Saturday, September 16, 2006

Saturday word

Pope St. Cornelius & Bp. Cyprian, martyrs (16 Sep 2006) 1Co 10. 14-22; Ps 116; Lk 6. 43-49
Homily of Fr. Paul Panaretos, S.J.
Freedom For

I take my cue from the response we echoed during the psalm between our readings: To you, Lord, I will offer a sacrifice of praise. We direct ourselves and our gratitude to the Lord for the goodness in which we bask. The Lord is the source even of my own accomplishments.

This joyful focus on our Creator and Lord helps us appreciate St. Paul’s exhortation to the Corinthians we just heard. He was keenly aware that among the Corinthians were two types, whom he called the strong and the weak.

The strong looked down on the weak, worry-ers about particular practices like the ones Paul addressed: sex; marriage; celibacy; diet; and ritual meals--both idol worship and eucharist. The weak needed practices different from the rest of the world. Both groups were not free, empowered, as Paul taught freedom in Christ.

The weak were not free because of their insecurity. The strong were not free because they credited themselves with achieving their security. Truly free Christians realize that God has embraced them in Christ by their Spirit and not that they have captured God.

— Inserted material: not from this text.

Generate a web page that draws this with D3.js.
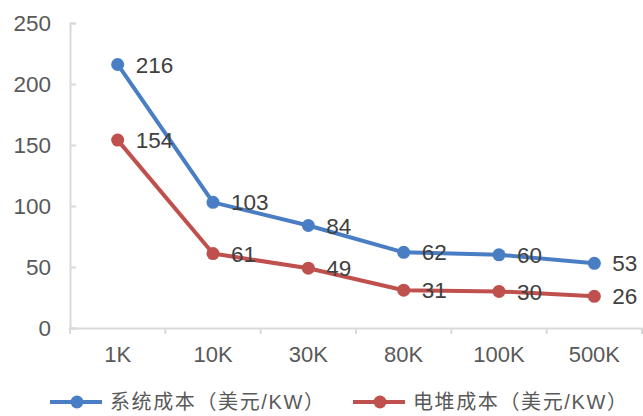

Those secure in their relationship with Christ--the strong--ought to build up those who obsess about correct practices. The strong grow truly free the more they praise God in Christ rather than their own achievements.

St. Paul warned those who thought themselves free to take care not to participate in practices which might involve them with powers over which they had no control: not to participate with demons, in Paul’s language. Precisely what martyrs, Cornelius and Cyprian, refused.

One ought to call on the Lord and discern with the Lord’s Spirit what unites us with the Lord. One ought to call on the Lord in any need, but not as if beckoning a servant. Our petitions to the Lord make sense if we first shape our lives as sacrifices of praise, as witnesses for Jesus. Our lives will build up others, that is we will seek the good of others before our own.